Há também uma larga diferença em relação ao conceito de serviços adotados pelos países europeus e pelo Brasil. Ao passo que a Europa adotou um conceito negativo, ou seja, serviço é a operação com conteúdo econômico que não envolve mercadoria, o Brasil preferiu adotar um conceito positivo, que ora era consistente em uma obrigação de fazer, mas o STF já ensaia uma mudança de posicionamento.

Portanto, ao equiparar o Brasil com resto do mundo, o Projeto de Lei parte de premissas absolutamente equivocadas e que não se enquadram na realidade dos fatos. Ao contrário do afirmado na justificativa do PL, as práticas internacionais demonstram que a instituição da CIDE-Digital se demonstra incompatível com o ordenamento jurídico brasileiro.

Ainda nesse sentido, o Brasil acabou adotando o tortuoso caminho da unilateralidade para a tributação da economia digital, ao passo que o mais adequado seria o multilateralismo e aguardar um tratamento uniforme e harmonioso entre os países, o que efetivamente permitiria observar todas as nuances da economia digital.

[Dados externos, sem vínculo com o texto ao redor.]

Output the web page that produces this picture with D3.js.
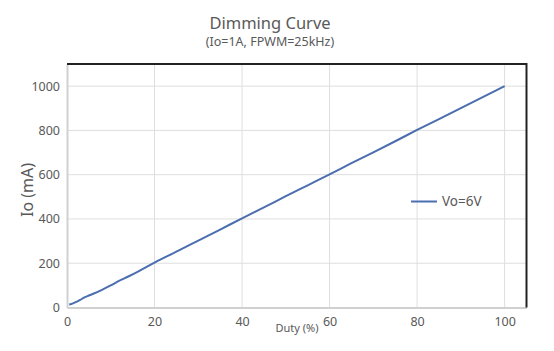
<!DOCTYPE html>
<html><head><meta charset="utf-8">
<script src="https://cdn.jsdelivr.net/npm/d3@7"></script>
<style>body{margin:0;background:#fff;}svg{display:block;font-family:"Noto Sans",sans-serif;}</style>
</head><body>
<svg id="c" width="554" height="351"></svg>
<script>
const duty = [0.5,1,2,3,4,5,6,8,10,12,14,16,18,20,25,30,35,40,45,50,55,60,65,70,75,80,85,90,95,100];
const io   = [14,16,24,34,46,54,62,80,100,121,140,160,181,203,252,302,352,403,452,503,552,601,652,701,751,802,851,901,950,1000];
const xTicks = [0,20,40,60,80,100];
const yTicks = [0,200,400,600,800,1000];
const seriesName = "Vo=6V";

const svg = d3.select("#c");
const L=67, R=526.5, T=64, B=307.5;
const x = d3.scaleLinear().domain([0,105]).range([L,R]);
const y = d3.scaleLinear().domain([0,1100]).range([B,T]);
const txt = "#595959";

// grid
svg.append("g").selectAll("line").data(yTicks.slice(1)).join("line")
  .attr("x1",L).attr("x2",R).attr("y1",d=>y(d)).attr("y2",d=>y(d))
  .attr("stroke","#dedede").attr("stroke-width",1);
svg.append("g").selectAll("line").data(xTicks.slice(1)).join("line")
  .attr("y1",T).attr("y2",B).attr("x1",d=>x(d)).attr("x2",d=>x(d))
  .attr("stroke","#dedede").attr("stroke-width",1);

// axes
const xa = svg.append("g").attr("transform",`translate(0,${B})`)
  .call(d3.axisBottom(x).tickValues(xTicks).tickFormat(d3.format("d")).tickSize(0).tickPadding(10));
const ya = svg.append("g").attr("transform",`translate(${L},0)`)
  .call(d3.axisLeft(y).tickValues(yTicks).tickFormat(d3.format("d")).tickSize(0).tickPadding(7));
[xa,ya].forEach(a=>{
  a.select(".domain").attr("stroke","#d0d0d0").attr("stroke-width",2);
  a.selectAll("text").attr("fill",txt).style("font-size","12.5px").style("font-family","Noto Sans");
});
// top/right borders
svg.append("line").attr("x1",L).attr("x2",R).attr("y1",T).attr("y2",T).attr("stroke","#222").attr("stroke-width",2);
svg.append("line").attr("x1",R).attr("x2",R).attr("y1",T-1).attr("y2",B).attr("stroke","#222").attr("stroke-width",2);

// line
const pts = duty.map((d,i)=>[d,io[i]]);
svg.append("path").datum(pts)
  .attr("fill","none").attr("stroke","#4a6eb0").attr("stroke-width",2)
  .attr("d",d3.line().x(d=>x(d[0])).y(d=>y(d[1])).curve(d3.curveMonotoneX));

// titles
svg.append("text").attr("x",270).attr("y",29).attr("text-anchor","middle")
  .attr("fill",txt).style("font-size","16.5px").text("Dimming Curve");
svg.append("text").attr("x",270).attr("y",46).attr("text-anchor","middle")
  .attr("fill",txt).style("font-size","12.5px").text("(Io=1A, FPWM=25kHz)");
svg.append("text").attr("transform","translate(33,190) rotate(-90)").attr("text-anchor","middle")
  .attr("fill",txt).style("font-size","16px").text("Io (mA)");
svg.append("text").attr("x",297).attr("y",332).attr("text-anchor","middle")
  .attr("fill",txt).style("font-size","11px").text("Duty (%)");

// legend
svg.append("line").attr("x1",411).attr("x2",437).attr("y1",201.5).attr("y2",201.5)
  .attr("stroke","#4a6eb0").attr("stroke-width",2);
svg.append("text").attr("x",442).attr("y",206).attr("fill",txt)
  .style("font-size","13.5px").text(seriesName);
</script>
</body></html>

Não é demais lembrar os efeitos deletérios que a criação de mais um tributo pode gerar para a economia nacional, sobretudo se lembrarmos que essas operações já estão sujeitas, em regra, ao IRRF, CIDE-Royalties, PIS/COFINS, ISS ou ICMS e IOF. Isso sem mencionar tributos como Fust, Fistel, Funttel, Condecine, a depender do caso.

Há de ser levado em conta também os impactos que esse novo tributo pode gerar para a economia, como a elevação dos custos da operação e provável repasse do ônus ao consumidor final, bem como o desincentivo à inovação e ao crescimento dos negócios disruptivos.

Assim sendo, a proposta de um novo tributo tal como a CIDE-Digital deve ser precedida de debates na sociedade civil e os setores da economia interessados no projeto, de modo que seja produzido um estudo aprofundado sobre o tema, o que infelizmente não aconteceu.